ABSTRACT
The decision of the United Kingdom Supreme Court in Fearn v Board of Trustees of The Tate Gallery is significant for various reasons. Of particular concern for some is the Court’s unanimous agreement that ‘intense visual intrusion into someone’s domestic property is capable of amounting to a [private] nuisance’. But the judgment is also significant because a majority of the Court, led by Lord Leggatt, saw fit to reframe the tort of private nuisance around a core concept of ‘common and ordinary use’. The full ramifications of this revised approach remain uncertain, although it has not been warmly received by the academy.
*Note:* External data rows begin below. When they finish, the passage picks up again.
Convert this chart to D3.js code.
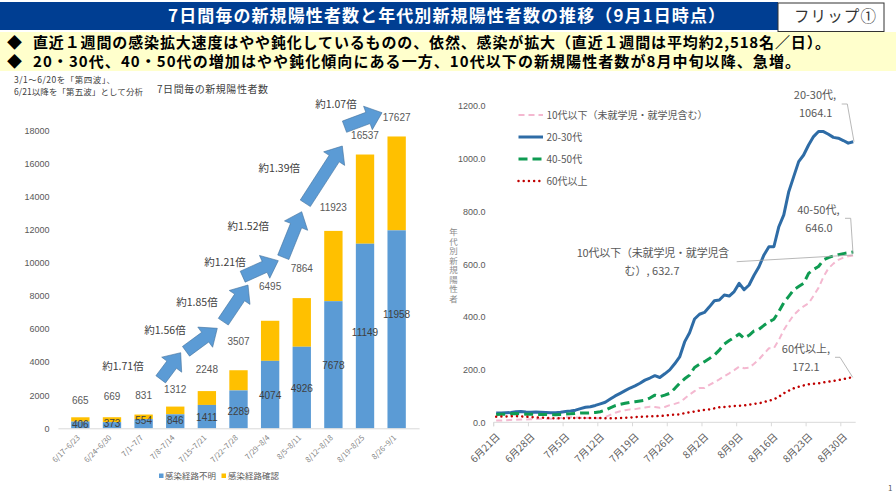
<!DOCTYPE html>
<html lang="ja">
<head>
<meta charset="utf-8">
<script src="https://cdn.jsdelivr.net/npm/d3@7"></script>
<style>
	html, body { margin: 0; padding: 0; background: #fff; }
	svg { display: block; }
	text { font-family: "Noto Sans CJK JP", "Noto Sans", sans-serif; }
	.num text, text.num { font-family: "Liberation Sans", sans-serif; }
</style>
</head>
<body>
<svg id="chart" width="896" height="504"></svg>
<script>
// weekly new cases
var weeks = ["6/17~6/23","6/24~6/30","7/1~7/7","7/8~7/14","7/15~7/21","7/22~7/28","7/29~8/4","8/5~8/11","8/12~8/18","8/19~8/25","8/26~9/1"];
var unknownRoute = [406,373,554,846,1411,2289,4074,4926,7678,11149,11958];
var weeklyTotal = [665,669,831,1312,2248,3507,6495,7864,11923,16537,17627];
var ratioLabels = ["約1.71倍","約1.56倍","約1.85倍","約1.21倍","約1.52倍","約1.39倍","約1.07倍"];
var weeklyTicks = [0,2000,4000,6000,8000,10000,12000,14000,16000,18000];

// daily values by age group, 6/21 .. 9/1
var under10s = [7,7,8,9,10,11,11,12,12,13, 13,13,13,16,19,19,18,17,16,16, 15,15,20,28,36,42,46,49,50,53, 56,59,58,55,58,65,70,76,90,105, 118,130,130,142,152,163,175,186,198,211, 205,207,222,239,260,281,281,312,350,380, 407,425,440,451,480,510,552,584,602,616, 625,630,632.7];
var age2030 = [35,35,36,37,40,41,39,38,39,38, 37,36,36,38,41,43,46,52,57,59, 64,70,76,88,100,110,120,130,138,148, 160,168,177,170,184,199,222,248,305,340, 392,410,417,438,461,464,483,479,496,527, 503,521,558,590,635,666,666,742,787,875, 932,989,1014,1052,1084,1103,1103,1093,1081,1078, 1069,1059,1064.1];
var age4050 = [30,31,31,32,33,32,31,31,30,30, 30,29,29,30,31,32,34,35,35,36, 37,40,46,55,63,68,72,76,78,81, 84,92,103,97,103,110,128,148,165,179, 208,220,230,242,255,274,297,310,322,335, 319,330,347,353,368,381,391,420,454,478, 503,515,527,565,580,591,616,625,631,636, 640,643,646];
var age60up = [21,22,22,23,23,22,21,20,18,18, 17,15,15,15,15,16,16,16,16,16, 16,16,15,15,15,16,17,18,20,21, 22,23,23,24,25,28,29,30,35,38, 41,44,47,49,53,57,58,60,62,63, 64,67,70,72,77,82,87,97,110,120, 129,135,140,144,146,148,151,154,157,160, 164,168,172.1];
var ageNames = ["10代以下（未就学児・就学児含む）","20-30代","40-50代","60代以上"];
var dailyTicks = [0,200,400,600,800,1000,1200];

// hand placed on the slide, not data
var totalLift = [17,21,19,17,22,29,34,30,23,19,19];
var innerShift = [0,-2,-3,-1,1,2,1,1,1,-4,-15];
var arrowPath = [[160.7,379.3,180.7,352.7],[186,351.3,217.3,328.3],[223.3,321.7,248,285],[242.7,276.7,278.3,260.7],[283.3,257.3,301.7,211.7],[305.3,203.3,342.3,146],[344.5,126.7,382,112.7]];
var ratioPos = [[123,366],[165,330],[197,302.7],[225,262],[248.3,226.7],[279.3,168.3],[336,104]];

var seriesColor = ["#f4b8d0","#2e6ca6","#0f9b52","#c00000"];
var seriesDash = ["6 4",null,"9 5","0.01 5.2"];
var seriesWidth = [2,3,3,2.5];

var svg = d3.select("#chart");

// header
svg.append("rect").attr("x",0).attr("y",2).attr("width",778).attr("height",28).attr("fill","#003e92");
svg.append("rect").attr("x",0).attr("y",32).attr("width",896).attr("height",39).attr("fill","#ffffcc");
svg.append("rect").attr("x",778).attr("y",3).attr("width",106).attr("height",28.5).attr("fill","#fff").attr("stroke","#333").attr("stroke-width",1);

function slideText(str, x, y, size, opts) {
	opts = opts || {};
	var t = svg.append("text")
		.attr("x", x).attr("y", y).attr("dy", ".35em")
		.attr("font-size", size)
		.attr("fill", opts.fill || "#595959")
		.attr("text-anchor", opts.anchor || "start")
		.text(str);
	if(opts.bold)
		t.attr("font-weight", "bold");
	if(opts.fit)
		t.attr("textLength", opts.fit).attr("lengthAdjust", "spacing");
	return t;
}

slideText("7日間毎の新規陽性者数と年代別新規陽性者数の推移（9月1日時点）", 168, 16, 17, {fill:"#fff", bold:true, fit:557});
slideText("フリップ①", 835, 17, 15.5, {fill:"#333", anchor:"middle", fit:82});
slideText("◆", 7, 42.5, 15, {fill:"#000"});
slideText("◆", 7, 62, 15, {fill:"#000"});
slideText("直近１週間の感染拡大速度はやや鈍化しているものの、依然、感染が拡大（直近１週間は平均約2,518名／日）。", 33, 42.5, 15, {fill:"#000", bold:true, fit:797});
slideText("20・30代、40・50代の増加はやや鈍化傾向にある一方、10代以下の新規陽性者数が8月中旬以降、急増。", 33, 62, 15, {fill:"#000", bold:true, fit:767});

slideText("3/1～6/20を「第四波」、", 14, 80, 8.5, {fill:"#404040", fit:101});
slideText("6/21以降を「第五波」として分析", 14, 92, 8.5, {fill:"#404040", fit:129});
slideText("7日間毎の新規陽性者数", 157, 89.5, 10, {fill:"#404040", fit:111});

// left: stacked bars
var barX = d3.scaleBand().domain(weeks).range([57.9,419.1]).padding(0.42);
var barY = d3.scaleLinear().domain([0,18000]).range([428.3,130.3]);

svg.append("g").attr("class","num")
	.attr("transform","translate(52.5,0)")
	.call(d3.axisLeft(barY).tickValues(weeklyTicks).tickSize(0).tickFormat(d3.format("d")))
	.call(function(g) {
		g.select(".domain").remove();
		g.selectAll("text").attr("font-size",9).attr("fill","#595959");
	});

svg.append("g").selectAll("rect").data(weeks).join("rect")
	.attr("x", function(d) { return barX(d); })
	.attr("width", barX.bandwidth())
	.attr("y", function(d,i) { return barY(weeklyTotal[i]); })
	.attr("height", function(d,i) { return barY(unknownRoute[i]) - barY(weeklyTotal[i]); })
	.attr("fill","#ffc000");
svg.append("g").selectAll("rect").data(weeks).join("rect")
	.attr("x", function(d) { return barX(d); })
	.attr("width", barX.bandwidth())
	.attr("y", function(d,i) { return barY(unknownRoute[i]); })
	.attr("height", function(d,i) { return barY(0) - barY(unknownRoute[i]); })
	.attr("fill","#5b9bd5");

svg.append("g")
	.attr("transform","translate(0,"+barY(0)+")")
	.call(d3.axisBottom(barX).tickSize(0))
	.call(function(g) {
		g.select(".domain").attr("stroke","#d9d9d9");
		g.selectAll("text")
			.attr("font-size",7.5).attr("fill","#7f7f7f")
			.attr("font-family","Liberation Sans, sans-serif")
			.attr("text-anchor","end")
			.attr("dy",0).attr("y",0)
			.attr("transform","translate(0,10) rotate(-45)");
	});

svg.append("g").attr("class","num").selectAll("text").data(weeklyTotal).join("text")
	.attr("class","num")
	.attr("x", function(d,i) { return barX(weeks[i]) + barX.bandwidth()/2; })
	.attr("y", function(d,i) { return barY(d) - totalLift[i]; })
	.attr("dy",".35em").attr("text-anchor","middle")
	.attr("font-size",10).attr("fill","#595959")
	.text(function(d) { return d; });

svg.append("g").attr("class","num").selectAll("text").data(unknownRoute).join("text")
	.attr("class","num")
	.attr("x", function(d,i) { return barX(weeks[i]) + barX.bandwidth()/2; })
	.attr("y", function(d,i) { return (barY(0)+barY(d))/2 + innerShift[i]; })
	.attr("dy",".35em").attr("text-anchor","middle")
	.attr("font-size",10).attr("fill","#404040")
	.text(function(d) { return d; });

// block arrows between the weeks
function blockArrow(a) {
	var dx = a[2]-a[0], dy = a[3]-a[1];
	var len = Math.sqrt(dx*dx+dy*dy);
	var w = 6, hw = 12.5, hl = 15;
	var pts = [[0,-w],[len-hl,-w],[len-hl,-hw],[len,0],[len-hl,hw],[len-hl,w],[0,w]];
	return pts.map(function(p) {
		return [a[0]+(p[0]*dx-p[1]*dy)/len, a[1]+(p[0]*dy+p[1]*dx)/len].join(",");
	}).join(" ");
}
svg.append("g").selectAll("polygon").data(arrowPath).join("polygon")
	.attr("points", blockArrow)
	.attr("fill","#5b9bd5").attr("stroke","#41719c").attr("stroke-width",0.6);

ratioLabels.forEach(function(l,i) {
	slideText(l, ratioPos[i][0], ratioPos[i][1], 10.5, {fill:"#404040", anchor:"middle"});
});

svg.append("rect").attr("x",159).attr("y",473.5).attr("width",4.5).attr("height",4.5).attr("fill","#5b9bd5");
slideText("感染経路不明", 165, 476, 8.5, {fill:"#595959"});
svg.append("rect").attr("x",221.5).attr("y",473.5).attr("width",4.5).attr("height",4.5).attr("fill","#ffc000");
slideText("感染経路確認", 228, 476, 8.5, {fill:"#595959"});

// right: daily lines
var dayLabels = d3.timeDay.range(new Date(2021,5,21), new Date(2021,8,2)).map(function(d) {
	return (d.getMonth()+1)+"月"+d.getDate()+"日";
});
var weekTicks = dayLabels.filter(function(d,i) { return i % 7 === 0; });

var dayX = d3.scaleBand().domain(dayLabels).range([493.7,855.7]);
var dayY = d3.scaleLinear().domain([0,1200]).range([422.3,106]);

svg.append("g").attr("class","num")
	.attr("transform","translate(488.5,0)")
	.call(d3.axisLeft(dayY).tickValues(dailyTicks).tickSize(0).tickFormat(d3.format(".1f")))
	.call(function(g) {
		g.select(".domain").remove();
		g.selectAll("text").attr("font-size",9).attr("fill","#595959");
	});

svg.append("g")
	.attr("transform","translate(0,"+dayY(0)+")")
	.call(d3.axisBottom(dayX).tickValues(weekTicks).tickSize(4))
	.call(function(g) {
		g.select(".domain").attr("stroke","#d9d9d9").attr("d","M493.7,4V0H855.7");
		g.selectAll(".tick").attr("transform", function(d) { return "translate("+dayX(d)+",0)"; });
		g.selectAll(".tick line").attr("stroke","#d9d9d9");
		g.selectAll("text")
			.attr("font-size",10).attr("fill","#595959")
			.attr("text-anchor","end")
			.attr("dy",0).attr("y",0)
			.attr("transform","translate(7,15) rotate(-45)");
	});

var line = d3.line()
	.x(function(d,i) { return dayX(dayLabels[i]) + dayX.bandwidth()/2; })
	.y(function(d) { return dayY(d); });

svg.append("g").selectAll("path").data([under10s,age2030,age4050,age60up]).join("path")
	.attr("d", line)
	.attr("fill","none")
	.attr("stroke", function(d,i) { return seriesColor[i]; })
	.attr("stroke-width", function(d,i) { return seriesWidth[i]; })
	.attr("stroke-dasharray", function(d,i) { return seriesDash[i]; })
	.attr("stroke-linecap", function(d,i) { return i === 3 ? "round" : "butt"; })
	.attr("stroke-linejoin","round");

// legend
ageNames.forEach(function(name,i) {
	var y = 115 + i*22;
	svg.append("line").attr("x1",518.5).attr("x2",543).attr("y1",y).attr("y2",y)
		.attr("stroke",seriesColor[i]).attr("stroke-width",seriesWidth[i])
		.attr("stroke-dasharray",seriesDash[i])
		.attr("stroke-linecap", i === 3 ? "round" : "butt");
	slideText(name, 546.5, y, 10, {fill:"#595959"});
});

svg.append("text")
	.attr("x",453.5).attr("y",228)
	.attr("writing-mode","vertical-rl")
	.attr("font-size",8.5).attr("letter-spacing",1)
	.attr("fill","#8c8c8c")
	.text("年代別新規陽性者");

// callouts
var leaders = [
	[[841.7,104],[847.3,104],[854,141.7]],
	[[845,218.3],[850.7,218.3],[853,253.3]],
	[[736.7,261.7],[853,255]],
	[[835,357.3],[840,357.3],[852.7,377.3]]
];
svg.append("g").selectAll("path").data(leaders).join("path")
	.attr("d", d3.line())
	.attr("fill","none").attr("stroke","#a6a6a6").attr("stroke-width",0.8);

slideText("20-30代,", 815, 95, 11, {anchor:"middle"});
slideText("1064.1", 815.7, 113.3, 11, {anchor:"middle"});
slideText("40-50代,", 818.3, 210, 11, {anchor:"middle"});
slideText("646.0", 819, 228.3, 11, {anchor:"middle"});
slideText("10代以下（未就学児・就学児含", 653, 252.7, 11, {anchor:"middle", fit:152.6});
slideText("む）, 632.7", 652, 271, 11, {anchor:"middle"});
slideText("60代以上,", 806, 349, 11, {anchor:"middle"});
slideText("172.1", 806, 367.3, 11, {anchor:"middle"});

slideText("1", 888, 488, 8, {fill:"#595959"});
</script>
</body>
</html>
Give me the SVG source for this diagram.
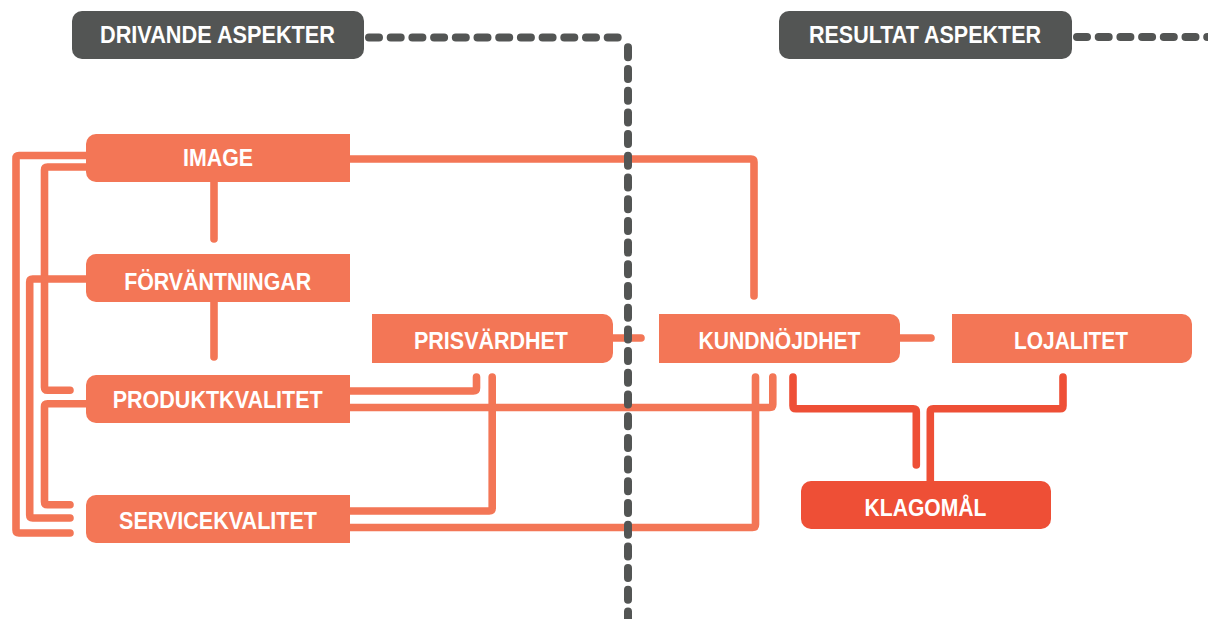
<svg xmlns="http://www.w3.org/2000/svg" width="1208" height="619" viewBox="0 0 1208 619">
<style>
.bg{fill:#ffffff}
.hdr{fill:#535554}
.box{fill:#F37656}
.red{fill:#EE4F36}
.t{font-family:"Liberation Sans",Arial,sans-serif;font-weight:bold;font-size:23px;fill:#ffffff;text-anchor:middle}
.c{fill:none;stroke:#F37656;stroke-width:7.6;stroke-linecap:round;stroke-linejoin:round}
.cr{fill:none;stroke:#EE4F36;stroke-width:7.6;stroke-linecap:round;stroke-linejoin:round}
.d{fill:none;stroke:#535554;stroke-width:8;stroke-linecap:round;stroke-dasharray:10 11.7}
</style>
<rect class="bg" x="0" y="0" width="1208" height="619"/>

<g id="connectors">
  <!-- left bundle -->
  <path class="c" d="M 86 155.5 H 19 Q 16 155.5 16 158.5 V 530 Q 16 533 19 533 H 70"/>
  <path class="c" d="M 86 167 H 47.5 Q 44.5 167 44.5 170 V 387.3 Q 44.5 390.3 47.5 390.3 H 70"/>
  <path class="c" d="M 86 279 H 32.7 Q 29.7 279 29.7 282 V 515 Q 29.7 518 32.7 518 H 70"/>
  <path class="c" d="M 86 403.7 H 47.5 Q 44.5 403.7 44.5 406.7 V 501.7 Q 44.5 504.7 47.5 504.7 H 70"/>
  <!-- vertical between left boxes -->
  <path class="c" d="M 214 182 V 239"/>
  <path class="c" d="M 214 302 V 357"/>
  <!-- IMAGE to KUNDNÖJDHET -->
  <path class="c" d="M 350 159 H 751 Q 754 159 754 162 V 296"/>
  <!-- PRODUKTKVALITET -->
  <path class="c" d="M 350 391 H 473.3 Q 476.5 391 476.5 388 V 377"/>
  <path class="c" d="M 350 407.5 H 769.8 Q 772.8 407.5 772.8 404.5 V 377"/>
  <!-- SERVICEKVALITET -->
  <path class="c" d="M 350 511 H 489.2 Q 492.2 511 492.2 508 V 377"/>
  <path class="c" d="M 350 527.5 H 752.5 Q 755.5 527.5 755.5 524.5 V 377"/>
  <!-- horizontal links -->
  <path class="c" d="M 613 338 H 641"/>
  <path class="c" d="M 900 338 H 931"/>
  <!-- red to KLAGOMÅL -->
  <path class="cr" d="M 793 377 V 405.7 Q 793 408.7 796 408.7 H 913.3 Q 916.3 408.7 916.3 411.7 V 465"/>
  <path class="cr" d="M 1063 377 V 405.7 Q 1063 408.7 1060 408.7 H 933.3 Q 930.3 408.7 930.3 411.7 V 483"/>
  <!-- dashed dividers -->
  <path class="d" d="M 369 37.5 H 620"/>
  <path class="d" d="M 628 47.3 V 625"/>
  <path class="d" d="M 1077 37 H 1215"/>
</g>

<g id="drivande">
  <rect class="hdr" x="72" y="11" width="292" height="48" rx="10"/>
  <text class="t" x="217.5" y="43" textLength="235" lengthAdjust="spacingAndGlyphs">DRIVANDE ASPEKTER</text>
</g>
<g id="resultat">
  <rect class="hdr" x="779" y="11" width="293" height="48" rx="10"/>
  <text class="t" x="925" y="43" textLength="232" lengthAdjust="spacingAndGlyphs">RESULTAT ASPEKTER</text>
</g>

<g id="image">
  <path class="box" d="M 96 134 H 350 V 182 H 96 A 10 10 0 0 1 86 172 V 144 A 10 10 0 0 1 96 134 Z"/>
  <text class="t" x="218" y="166.2" textLength="70" lengthAdjust="spacingAndGlyphs">IMAGE</text>
</g>
<g id="forvantningar">
  <path class="box" d="M 96 254 H 350 V 302 H 96 A 10 10 0 0 1 86 292 V 264 A 10 10 0 0 1 96 254 Z"/>
  <text class="t" x="217.7" y="289.5" textLength="187" lengthAdjust="spacingAndGlyphs">FÖRVÄNTNINGAR</text>
</g>
<g id="produktkvalitet">
  <path class="box" d="M 96 375 H 350 V 423 H 96 A 10 10 0 0 1 86 413 V 385 A 10 10 0 0 1 96 375 Z"/>
  <text class="t" x="217.7" y="407.5" textLength="210" lengthAdjust="spacingAndGlyphs">PRODUKTKVALITET</text>
</g>
<g id="servicekvalitet">
  <path class="box" d="M 96 495 H 350 V 543 H 96 A 10 10 0 0 1 86 533 V 505 A 10 10 0 0 1 96 495 Z"/>
  <text class="t" x="218" y="528.5" textLength="198" lengthAdjust="spacingAndGlyphs">SERVICEKVALITET</text>
</g>

<g id="prisvardhet">
  <path class="box" d="M 372 314 H 603 A 10 10 0 0 1 613 324 V 353 A 10 10 0 0 1 603 363 H 372 Z"/>
  <text class="t" x="491" y="349.3" textLength="154" lengthAdjust="spacingAndGlyphs">PRISVÄRDHET</text>
</g>
<g id="kundnojdhet">
  <path class="box" d="M 659 314 H 890 A 10 10 0 0 1 900 324 V 353 A 10 10 0 0 1 890 363 H 659 Z"/>
  <text class="t" x="779.5" y="348.7" textLength="162" lengthAdjust="spacingAndGlyphs">KUNDNÖJDHET</text>
</g>
<g id="lojalitet">
  <path class="box" d="M 952 314 H 1182 A 10 10 0 0 1 1192 324 V 353 A 10 10 0 0 1 1182 363 H 952 Z"/>
  <text class="t" x="1071" y="348.7" textLength="114" lengthAdjust="spacingAndGlyphs">LOJALITET</text>
</g>
<g id="klagomal">
  <rect class="red" x="801" y="481" width="250" height="48" rx="10"/>
  <text class="t" x="925.5" y="516.2" textLength="122" lengthAdjust="spacingAndGlyphs">KLAGOMÅL</text>
</g>
</svg>
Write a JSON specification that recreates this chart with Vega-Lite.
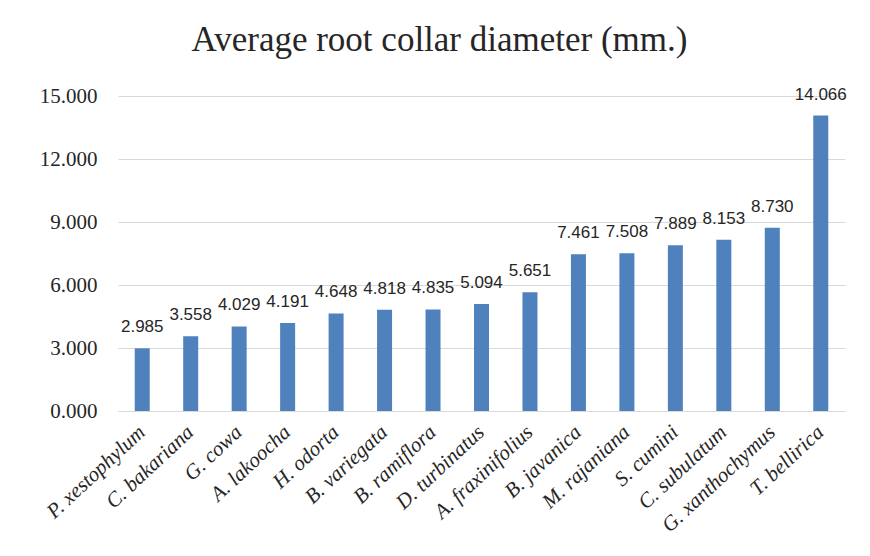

This article argues that, although Lord Leggatt’s revised approach is unnecessary and unhelpful, it can and should nevertheless be interpreted in a manner that is broadly consistent with the existing law, according to which private nuisance involves an interference with the usability of the claimant’s land. In contrast, it argues that Lord Sales’ dissenting judgment flirts with a novel and untenable conception of private nuisance, which involves a comparison between the parties’ actual land uses. The article then demonstrates that Australian courts adopt a far more open-textured approach to nuisance than their British counterparts, which openly accounts for considerations of public policy and the collective interest. On this basis, the article concludes that Australian courts are likely to politely ignore both Lord Leggatt’s revised approach and Lord Sales’ dissent.
Iain Field, Uncommon And Unordinary: An Australian Perspective on the Fearn Decision, 5 Journal of Commonwealth Law 31 (2024).